* Start *
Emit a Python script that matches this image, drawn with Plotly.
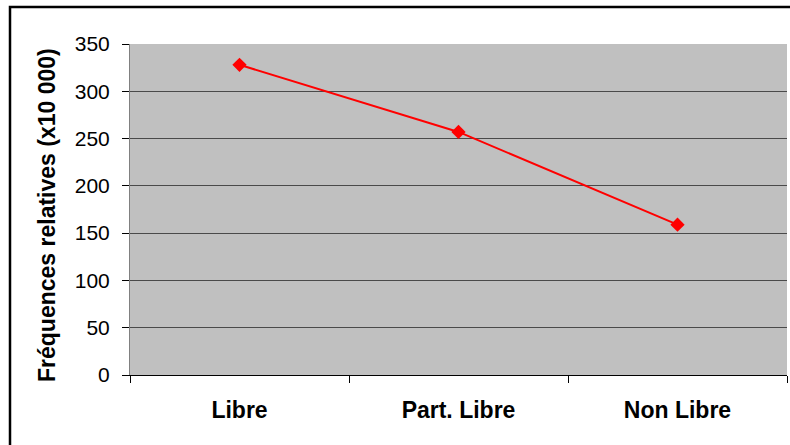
import plotly.graph_objects as go

categories = ["Libre", "Part. Libre", "Non Libre"]
values = [328, 257, 159]
y_ticks = [0, 50, 100, 150, 200, 250, 300, 350]

W, H = 790, 445
L, R, T, B = 130, 3, 44, 70
pw, ph = W - L - R, H - T - B

def px_x(p):
    return (p - L) / pw

def px_y(p):
    return (H - B - p) / ph

fig = go.Figure()
fig.add_trace(go.Scatter(
    x=categories, y=values, mode="lines+markers",
    line=dict(color="#FF0000", width=2),
    marker=dict(symbol="diamond", size=11, color="#FF0000"),
    showlegend=False, cliponaxis=False,
))

fig.update_layout(
    width=W, height=H,
    margin=dict(l=L, r=R, t=T, b=B, pad=0),
    paper_bgcolor="white",
    plot_bgcolor="#C0C0C0",
    font=dict(family="Liberation Sans, Arial, sans-serif", color="black"),
    xaxis=dict(
        type="category", range=[-0.5, 2.5], tickson="boundaries",
        ticks="outside", ticklen=7, tickcolor="black", tickwidth=1,
        showline=True, linecolor="black", linewidth=1,
        showgrid=False, zeroline=False,
        tickfont=dict(size=23, family="Liberation Sans, Arial, sans-serif", weight="bold"),
        ticklabelstandoff=14,
    ),
    yaxis=dict(
        range=[0, 350], tickvals=y_ticks, ticktext=[str(v) for v in y_ticks],
        ticks="outside", ticklen=7, tickcolor="black", tickwidth=1,
        showline=True, linecolor="#808080", linewidth=1,
        showgrid=True, gridcolor="#4A4A4A", gridwidth=1.3,
        zeroline=False,
        tickfont=dict(size=21),
        ticklabelstandoff=8,
    ),
    shapes=[
        dict(type="rect", xref="paper", yref="paper",
             x0=px_x(10), x1=px_x(792), y0=px_y(447), y1=px_y(7),
             line=dict(color="black", width=2.5), fillcolor="rgba(0,0,0,0)", layer="above"),
    ],
    annotations=[
        dict(text="<b>Fréquences relatives (x10 000)</b>", textangle=-90,
             xref="paper", yref="paper", x=px_x(47), y=px_y(215),
             xanchor="center", yanchor="middle", showarrow=False,
             font=dict(size=23, family="Liberation Sans, Arial, sans-serif")),
    ],
)

fig.write_html("out.html")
* End *
Reproduce each line exactly as it appears, omitting the pictures.

• _RESULT BELOW_
Emit a Python script that matches this image, drawn with Plotly.
import plotly.graph_objects as go

categories = ["Libre", "Part. Libre", "Non Libre"]
values = [328, 257, 159]
y_ticks = [0, 50, 100, 150, 200, 250, 300, 350]

W, H = 790, 445
L, R, T, B = 130, 3, 44, 70
pw, ph = W - L - R, H - T - B

def px_x(p):
    return (p - L) / pw

def px_y(p):
    return (H - B - p) / ph

fig = go.Figure()
fig.add_trace(go.Scatter(
    x=categories, y=values, mode="lines+markers",
    line=dict(color="#FF0000", width=2),
    marker=dict(symbol="diamond", size=11, color="#FF0000"),
    showlegend=False, cliponaxis=False,
))

fig.update_layout(
    width=W, height=H,
    margin=dict(l=L, r=R, t=T, b=B, pad=0),
    paper_bgcolor="white",
    plot_bgcolor="#C0C0C0",
    font=dict(family="Liberation Sans, Arial, sans-serif", color="black"),
    xaxis=dict(
        type="category", range=[-0.5, 2.5], tickson="boundaries",
        ticks="outside", ticklen=7, tickcolor="black", tickwidth=1,
        showline=True, linecolor="black", linewidth=1,
        showgrid=False, zeroline=False,
        tickfont=dict(size=23, family="Liberation Sans, Arial, sans-serif", weight="bold"),
        ticklabelstandoff=14,
    ),
    yaxis=dict(
        range=[0, 350], tickvals=y_ticks, ticktext=[str(v) for v in y_ticks],
        ticks="outside", ticklen=7, tickcolor="black", tickwidth=1,
        showline=True, linecolor="#808080", linewidth=1,
        showgrid=True, gridcolor="#4A4A4A", gridwidth=1.3,
        zeroline=False,
        tickfont=dict(size=21),
        ticklabelstandoff=8,
    ),
    shapes=[
        dict(type="rect", xref="paper", yref="paper",
             x0=px_x(10), x1=px_x(792), y0=px_y(447), y1=px_y(7),
             line=dict(color="black", width=2.5), fillcolor="rgba(0,0,0,0)", layer="above"),
    ],
    annotations=[
        dict(text="<b>Fréquences relatives (x10 000)</b>", textangle=-90,
             xref="paper", yref="paper", x=px_x(47), y=px_y(215),
             xanchor="center", yanchor="middle", showarrow=False,
             font=dict(size=23, family="Liberation Sans, Arial, sans-serif")),
    ],
)

fig.write_html("out.html")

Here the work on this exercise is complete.